Read the lines below. Copy out any that hold the string "React".

▶ Raw data:
* START *

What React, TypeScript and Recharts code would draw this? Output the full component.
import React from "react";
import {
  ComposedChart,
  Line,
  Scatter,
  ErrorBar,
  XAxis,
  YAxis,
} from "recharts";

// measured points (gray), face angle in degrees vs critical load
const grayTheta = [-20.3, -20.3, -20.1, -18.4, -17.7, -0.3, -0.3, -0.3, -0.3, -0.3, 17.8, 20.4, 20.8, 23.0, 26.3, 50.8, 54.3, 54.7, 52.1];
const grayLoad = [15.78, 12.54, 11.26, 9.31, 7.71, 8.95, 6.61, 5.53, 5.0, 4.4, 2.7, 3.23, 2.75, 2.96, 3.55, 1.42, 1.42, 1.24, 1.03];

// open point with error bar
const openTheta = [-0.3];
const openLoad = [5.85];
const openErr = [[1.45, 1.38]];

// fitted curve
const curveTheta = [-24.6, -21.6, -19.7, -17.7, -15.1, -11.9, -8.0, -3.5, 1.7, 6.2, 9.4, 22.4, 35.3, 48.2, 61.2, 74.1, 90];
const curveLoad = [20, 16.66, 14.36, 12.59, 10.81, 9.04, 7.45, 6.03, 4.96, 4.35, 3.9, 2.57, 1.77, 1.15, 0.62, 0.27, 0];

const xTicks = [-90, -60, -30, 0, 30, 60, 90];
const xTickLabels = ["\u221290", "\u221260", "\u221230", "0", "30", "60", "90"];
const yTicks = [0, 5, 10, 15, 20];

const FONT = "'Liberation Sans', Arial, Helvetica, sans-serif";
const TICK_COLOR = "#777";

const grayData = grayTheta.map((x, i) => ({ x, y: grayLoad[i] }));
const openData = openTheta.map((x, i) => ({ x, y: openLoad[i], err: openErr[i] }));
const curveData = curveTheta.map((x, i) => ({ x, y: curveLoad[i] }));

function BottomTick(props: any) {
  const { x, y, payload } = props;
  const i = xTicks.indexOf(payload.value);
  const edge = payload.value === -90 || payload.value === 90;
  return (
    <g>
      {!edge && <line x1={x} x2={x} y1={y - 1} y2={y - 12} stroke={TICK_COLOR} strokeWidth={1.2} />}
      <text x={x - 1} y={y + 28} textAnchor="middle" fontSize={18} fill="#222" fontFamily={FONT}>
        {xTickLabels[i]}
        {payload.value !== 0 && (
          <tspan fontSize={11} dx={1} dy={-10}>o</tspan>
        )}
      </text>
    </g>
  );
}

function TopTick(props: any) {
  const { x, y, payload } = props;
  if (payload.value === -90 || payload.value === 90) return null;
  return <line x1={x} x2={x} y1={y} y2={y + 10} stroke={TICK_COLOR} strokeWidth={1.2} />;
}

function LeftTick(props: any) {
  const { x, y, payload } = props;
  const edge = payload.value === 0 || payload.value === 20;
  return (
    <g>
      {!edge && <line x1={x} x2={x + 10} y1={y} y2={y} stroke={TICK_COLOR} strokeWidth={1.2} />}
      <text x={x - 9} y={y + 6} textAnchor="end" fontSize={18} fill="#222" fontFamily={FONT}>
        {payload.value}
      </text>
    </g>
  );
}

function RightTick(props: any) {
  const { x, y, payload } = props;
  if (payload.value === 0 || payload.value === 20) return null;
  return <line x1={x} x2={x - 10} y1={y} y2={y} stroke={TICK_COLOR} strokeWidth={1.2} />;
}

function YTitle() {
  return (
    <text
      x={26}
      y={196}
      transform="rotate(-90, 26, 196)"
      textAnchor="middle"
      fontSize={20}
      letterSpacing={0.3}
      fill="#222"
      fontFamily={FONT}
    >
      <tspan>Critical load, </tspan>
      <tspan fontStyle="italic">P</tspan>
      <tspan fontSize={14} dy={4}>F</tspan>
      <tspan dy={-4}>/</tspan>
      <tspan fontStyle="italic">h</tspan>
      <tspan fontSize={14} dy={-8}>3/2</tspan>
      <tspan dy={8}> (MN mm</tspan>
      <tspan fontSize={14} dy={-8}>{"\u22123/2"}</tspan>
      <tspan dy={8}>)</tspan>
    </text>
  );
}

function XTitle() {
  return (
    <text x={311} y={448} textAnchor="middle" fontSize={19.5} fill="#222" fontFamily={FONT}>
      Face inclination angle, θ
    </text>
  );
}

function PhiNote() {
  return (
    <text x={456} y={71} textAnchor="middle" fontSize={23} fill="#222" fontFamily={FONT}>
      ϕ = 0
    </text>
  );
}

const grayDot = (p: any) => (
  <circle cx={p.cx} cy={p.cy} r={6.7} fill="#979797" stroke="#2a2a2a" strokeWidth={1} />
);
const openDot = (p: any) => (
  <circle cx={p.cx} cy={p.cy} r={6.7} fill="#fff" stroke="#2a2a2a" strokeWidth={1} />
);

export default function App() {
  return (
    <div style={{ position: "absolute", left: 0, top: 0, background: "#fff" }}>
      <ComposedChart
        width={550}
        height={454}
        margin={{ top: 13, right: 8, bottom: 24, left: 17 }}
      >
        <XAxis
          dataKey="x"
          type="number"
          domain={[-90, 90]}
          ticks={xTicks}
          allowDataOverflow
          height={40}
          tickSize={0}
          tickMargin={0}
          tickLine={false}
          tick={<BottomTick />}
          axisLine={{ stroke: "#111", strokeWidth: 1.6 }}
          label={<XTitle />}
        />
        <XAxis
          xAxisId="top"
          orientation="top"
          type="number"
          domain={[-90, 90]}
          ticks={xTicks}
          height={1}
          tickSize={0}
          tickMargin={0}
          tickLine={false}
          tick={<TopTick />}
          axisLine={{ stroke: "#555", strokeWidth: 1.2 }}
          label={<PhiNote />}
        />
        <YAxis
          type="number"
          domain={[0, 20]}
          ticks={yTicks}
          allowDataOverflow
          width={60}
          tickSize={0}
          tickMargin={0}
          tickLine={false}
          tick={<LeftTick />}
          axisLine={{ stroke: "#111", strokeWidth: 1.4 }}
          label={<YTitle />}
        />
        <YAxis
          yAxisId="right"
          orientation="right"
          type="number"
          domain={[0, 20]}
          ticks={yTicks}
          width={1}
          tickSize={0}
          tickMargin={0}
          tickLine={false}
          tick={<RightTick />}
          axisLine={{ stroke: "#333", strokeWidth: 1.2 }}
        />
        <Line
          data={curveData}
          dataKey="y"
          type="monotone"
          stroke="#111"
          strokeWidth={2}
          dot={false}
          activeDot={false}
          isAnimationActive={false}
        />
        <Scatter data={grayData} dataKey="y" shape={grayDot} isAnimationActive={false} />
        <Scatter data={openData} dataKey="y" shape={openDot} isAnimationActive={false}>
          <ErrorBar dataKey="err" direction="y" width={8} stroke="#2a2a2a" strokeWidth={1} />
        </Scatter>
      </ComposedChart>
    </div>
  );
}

* END *

▶ Solution for this exercise:
What React, TypeScript and Recharts code would draw this? Output the full component.
import React from "react";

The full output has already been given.